7. L’esprit de compassion mûrit et s’épanouit
Ceci est fondamental. Sur nos autels nous avons les deux bodhisattvas Kannon, le bodhisattva de la compassion, et Manjusri, le bodhisattva de la sagesse. Sagesse et compassion doivent toujours aller ensemble. Pourquoi ? Parce que la compassion, ce n’est pas la pitié. C’est être capable de se mettre à la place d’autrui, et donc de ressentir ce que cette personne ressent, au plus proche. Evidemment on ne peut jamais être totalement l’autre, mais on peut arriver à être le plus près possible de ce que l’autre peut ressentir. A ce moment-là, la compassion est ce qui va nous permettre d’être en empathie avec l’autre.
Mais ce n’est pas rester au niveau d’un sentiment. Il faut que la compassion nous pousse à agir dans le sens de savoir ce que je peux faire pour aider l’autre, ce que je peux faire pour soulager sa souffrance. Il y a énormément de gens qui sont dans des relations d’aide, mais finalement, la meilleure aide que l’on puisse apporter à quelqu’un c’est de l’aider à être capable de s’aider lui-même ou elle-même. Et finalement, c’est de transmettre la pratique de zazen.
C’est ce que je fais depuis plus de cinquante ans. C’est au fond ce qui est devenu le moteur de mon existence. Je me suis rendu compte que, après avoir été passionné par la politique et tout ce qui pouvait aider à remédier aux injustices et aux souffrances du monde au niveau politique, que finalement pour remédier aux souffrances du monde il faut guérir l’esprit de son égocentrisme et donc, faire une révolution spirituelle. C’est ce qui m’a amené à la pratique de zazen.

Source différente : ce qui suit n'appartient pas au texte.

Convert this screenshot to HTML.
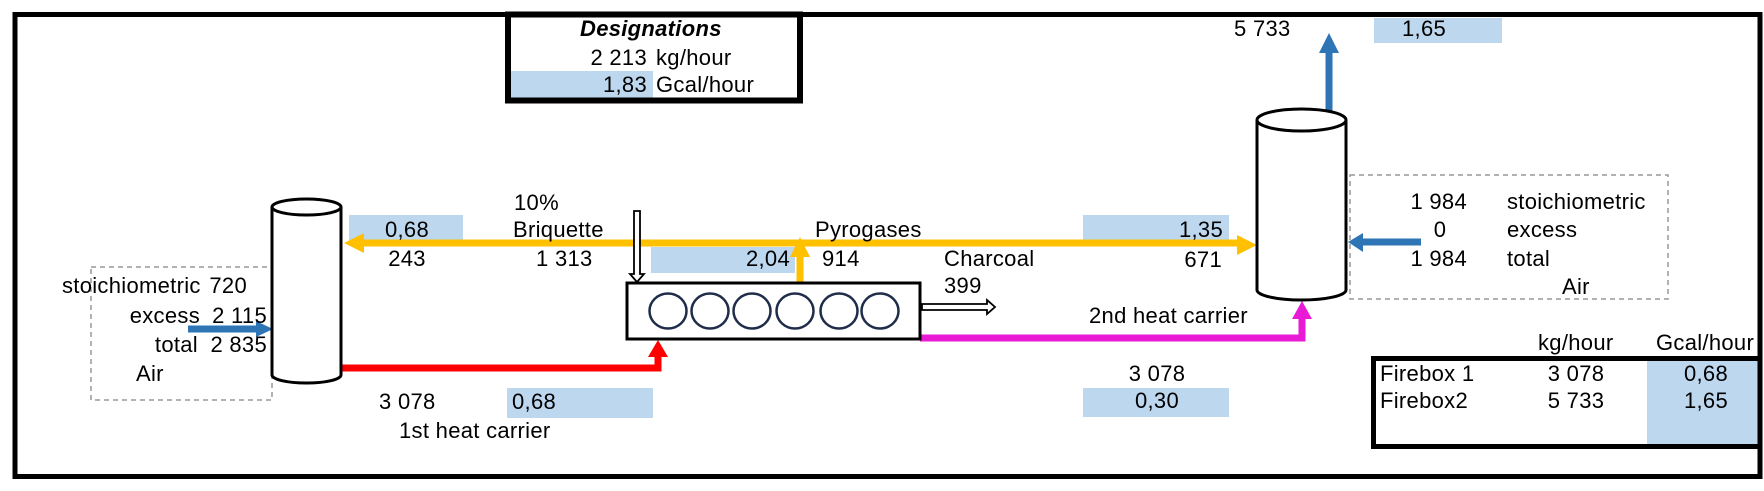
<!DOCTYPE html>
<html><head><meta charset="utf-8"><style>
html,body{margin:0;padding:0;background:#fff;}
svg{display:block;}
text{font-family:"Liberation Sans",Arial,sans-serif;font-size:22px;letter-spacing:0.3px;fill:#000;}
</style></head><body>
<svg width="1764" height="491" viewBox="0 0 1764 491" xmlns="http://www.w3.org/2000/svg">
<rect x="15" y="14.5" width="1745" height="462" fill="none" stroke="#000" stroke-width="5"/>

<rect x="511" y="71" width="142" height="27" fill="#bdd7ee"/>
<rect x="508" y="14.5" width="292" height="86" fill="none" stroke="#000" stroke-width="6"/>
<text x="580" y="36" style="font-weight:bold;font-style:italic">Designations</text>
<text x="647" y="65" text-anchor="end">2 213</text><text x="656" y="65">kg/hour</text>
<text x="647" y="92" text-anchor="end">1,83</text><text x="656" y="92">Gcal/hour</text>

<rect x="349" y="215" width="114" height="25" fill="#bdd7ee"/>
<rect x="651" y="247" width="144" height="26" fill="#bdd7ee"/>
<rect x="1083" y="215" width="146" height="25" fill="#bdd7ee"/>
<rect x="1374" y="18" width="128" height="25" fill="#bdd7ee"/>
<rect x="507" y="388" width="146" height="30" fill="#bdd7ee"/>
<rect x="1083" y="388" width="146" height="29" fill="#bdd7ee"/>

<rect x="91" y="267" width="181" height="133" fill="none" stroke="#999" stroke-width="1.5" stroke-dasharray="5,4"/>
<rect x="1350" y="175" width="318" height="124" fill="none" stroke="#999" stroke-width="1.5" stroke-dasharray="5,4"/>

<line x1="362" y1="243" x2="1238" y2="243" stroke="#ffc000" stroke-width="7"/>
<polygon points="344,243 364,233 364,253" fill="#ffc000"/>
<polygon points="1257,245 1237,235 1237,255" fill="#ffc000"/>
<line x1="800" y1="283" x2="800" y2="255" stroke="#ffc000" stroke-width="7"/>
<polygon points="800,237 790,257 810,257" fill="#ffc000"/>

<polyline points="341,368 658,368 658,355" fill="none" stroke="#ff0000" stroke-width="7"/>
<polygon points="658,340 648,357 668,357" fill="#ff0000"/>

<polyline points="920,338 1302,338 1302,316" fill="none" stroke="#e81ad6" stroke-width="7"/>
<polygon points="1302,301 1292,319 1312,319" fill="#e81ad6"/>

<line x1="188" y1="329" x2="258" y2="329" stroke="#2e75b6" stroke-width="7"/>
<polygon points="273,329 256,321 256,337" fill="#2e75b6"/>
<line x1="1421" y1="242" x2="1360" y2="242" stroke="#2e75b6" stroke-width="7"/>
<polygon points="1348,242 1363,233 1363,252" fill="#2e75b6"/>
<line x1="1329" y1="112" x2="1329" y2="50" stroke="#2e75b6" stroke-width="7"/>
<polygon points="1329,33 1319,53 1339,53" fill="#2e75b6"/>

<path d="M272,207 L272,375 A34.5,8 0 0 0 341,375 L341,207" fill="#fff" stroke="#000" stroke-width="3"/>
<ellipse cx="306.5" cy="207" rx="34.5" ry="8" fill="#fff" stroke="#000" stroke-width="3"/>
<path d="M1257,120 L1257,290 A44.5,10 0 0 0 1346,290 L1346,120" fill="#fff" stroke="#000" stroke-width="3"/>
<ellipse cx="1301.5" cy="120" rx="44.5" ry="11" fill="#fff" stroke="#000" stroke-width="3"/>

<rect x="627" y="283" width="293" height="56" fill="#fff" stroke="#000" stroke-width="3"/>
<g fill="none" stroke="#1f2d4a" stroke-width="2.5">
<ellipse cx="668" cy="311" rx="18.5" ry="17.5"/>
<ellipse cx="710" cy="311" rx="18.5" ry="17.5"/>
<ellipse cx="752" cy="311" rx="18.5" ry="17.5"/>
<ellipse cx="795" cy="311" rx="18.5" ry="17.5"/>
<ellipse cx="839" cy="311" rx="18.5" ry="17.5"/>
<ellipse cx="880" cy="311" rx="18.5" ry="17.5"/>
</g>
<path d="M634,211 L640,211 L640,274 L644,274 L637,282 L630,274 L634,274 Z" fill="#fff" stroke="#000" stroke-width="1.8"/>
<path d="M922,304 L987,304 L987,300 L995,307 L987,314 L987,310 L922,310 Z" fill="#fff" stroke="#000" stroke-width="1.8"/>

<text x="62" y="293">stoichiometric</text><text x="247" y="293" text-anchor="end">720</text>
<text x="200" y="323" text-anchor="end">excess</text><text x="267" y="323" text-anchor="end">2 115</text>
<text x="198" y="352" text-anchor="end">total</text><text x="267" y="352" text-anchor="end">2 835</text>
<text x="136" y="381">Air</text>
<text x="407" y="237" text-anchor="middle">0,68</text>
<text x="407" y="266" text-anchor="middle">243</text>
<text x="514" y="210">10%</text>
<text x="513" y="237">Briquette</text>
<text x="536" y="266">1 313</text>
<text x="790" y="266" text-anchor="end">2,04</text>
<text x="822" y="266">914</text>
<text x="815" y="237">Pyrogases</text>
<text x="944" y="266">Charcoal</text>
<text x="944" y="293">399</text>
<text x="379" y="409">3 078</text>
<text x="512" y="409">0,68</text>
<text x="399" y="438">1st heat carrier</text>

<text x="1223" y="237" text-anchor="end">1,35</text>
<text x="1222" y="267" text-anchor="end">671</text>
<text x="1089" y="323">2nd heat carrier</text>
<text x="1157" y="381" text-anchor="middle">3 078</text>
<text x="1157" y="408" text-anchor="middle">0,30</text>
<text x="1234" y="36">5 733</text>
<text x="1402" y="36">1,65</text>
<text x="1467" y="209" text-anchor="end">1 984</text>
<text x="1440" y="237" text-anchor="middle">0</text>
<text x="1467" y="266" text-anchor="end">1 984</text>
<text x="1507" y="209">stoichiometric</text>
<text x="1507" y="237">excess</text>
<text x="1507" y="266">total</text>
<text x="1562" y="294">Air</text>

<text x="1538" y="350">kg/hour</text>
<text x="1656" y="350">Gcal/hour</text>
<rect x="1647" y="361" width="113" height="83" fill="#bdd7ee"/>
<rect x="1373.5" y="358.5" width="386.5" height="88" fill="none" stroke="#000" stroke-width="5"/>
<text x="1380" y="381">Firebox 1</text>
<text x="1380" y="408">Firebox2</text>
<text x="1576" y="381" text-anchor="middle">3 078</text>
<text x="1576" y="408" text-anchor="middle">5 733</text>
<text x="1728" y="381" text-anchor="end">0,68</text>
<text x="1728" y="408" text-anchor="end">1,65</text>
</svg>
</body></html>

8. La vertu de patience augmente
Quand on est animé par cet esprit de compassion et qu’on souhaite véritablement aider les autres à se libérer de leurs souffrances, il faut beaucoup de patience. C’est la raison pour laquelle le mérite « La vertu de patience augmente » est si important.
Il faut patienter déjà pour continuer à pratiquer, parce que la pratique n’est pas toujours facile. Il faut se lever le matin de bonne heure alors qu’on a envie de rester au lit, il faut pouvoir tenir une posture qui est très physiologiquement valable, mais qui provoque parfois certaines douleurs dont on n’a pas l’habitude : avoir mal aux genoux par exemple. Pour continuer à pratiquer il faut être patient.

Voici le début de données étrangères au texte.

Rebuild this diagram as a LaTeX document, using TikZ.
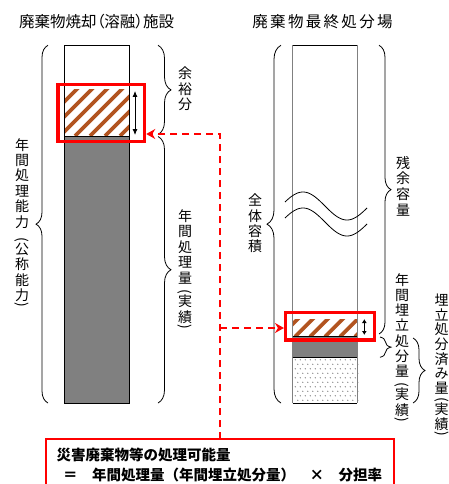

Il faut être patient aussi par rapport aux autres. Les autres ne fonctionnent pas toujours comme on voudrait qu’ils fonctionnent, ne répondent pas toujours à nos attentes. Très souvent quand on est impatient, on se met en colère, et la colère peut être extrêmement dangereuse.
A ce sujet, il y a une histoire qui est racontée dans le Zen, c’est l’histoire de ce samouraï qui rentre chez lui et qui aperçoit sa femme à travers le shõji (au Japon il n’y a pas de vitres aux fenêtres, mais un genre de papier huilé opaque et donc, on ne discerne pas qui est de l’autre côté, mais on voit des formes). Il rentre donc chez lui et voit sa femme en train de discuter avec un homme. Furieux, il sort son sabre, avec l’idée de pourfendre cet homme qui, croit-il, est en train de séduire sa femme. Il se rappelle alors les recommandations de son maître zen, qui lui avait donné comme koan à méditer « attend ». Et d’un seul coup, il se dit : « ah oui, attendre ! », il range son sabre, il rentre et trouve sa femme en train de discuter avec son propre père. S’il n’avait pas été patient, s’il ne s’était pas souvenu de cette recommandation de son maître d’attendre, ce qui est le propre de la patience, il aurait commis un acte irréparable.
9. La sagesse se manifeste
La sagesse, j’y ai fait allusion plusieurs fois. La sagesse, ce n’est pas la philosophie au sens d’étudier énormément de textes de sagesse. La sagesse, c’est vraiment apprendre à se connaître soi-même, profondément. Non seulement en se disant « moi, je me connais, je fais une thérapie par exemple, je sais que je suis quelqu’un comme ceci, comme cela ». Bien sûr, c’est une sorte de sagesse d’apprendre à se connaître soi-même au niveau de son caractère, ses conditionnements, c’est très important.
Mais la véritable sagesse, c’est comprendre la véritable nature de notre existence, c’est-à-dire, notre nature de bouddha. C’est réaliser qu’au fond, notre vraie nature, c’est d’être Un avec tout l’univers. C’est l’éveil fondamental, réaliser que le sens de notre existence, c’est cette unité, cette interdépendance avec tous les êtres. Quand on réalise cela, toutes les autres vertus du Zen se déploient.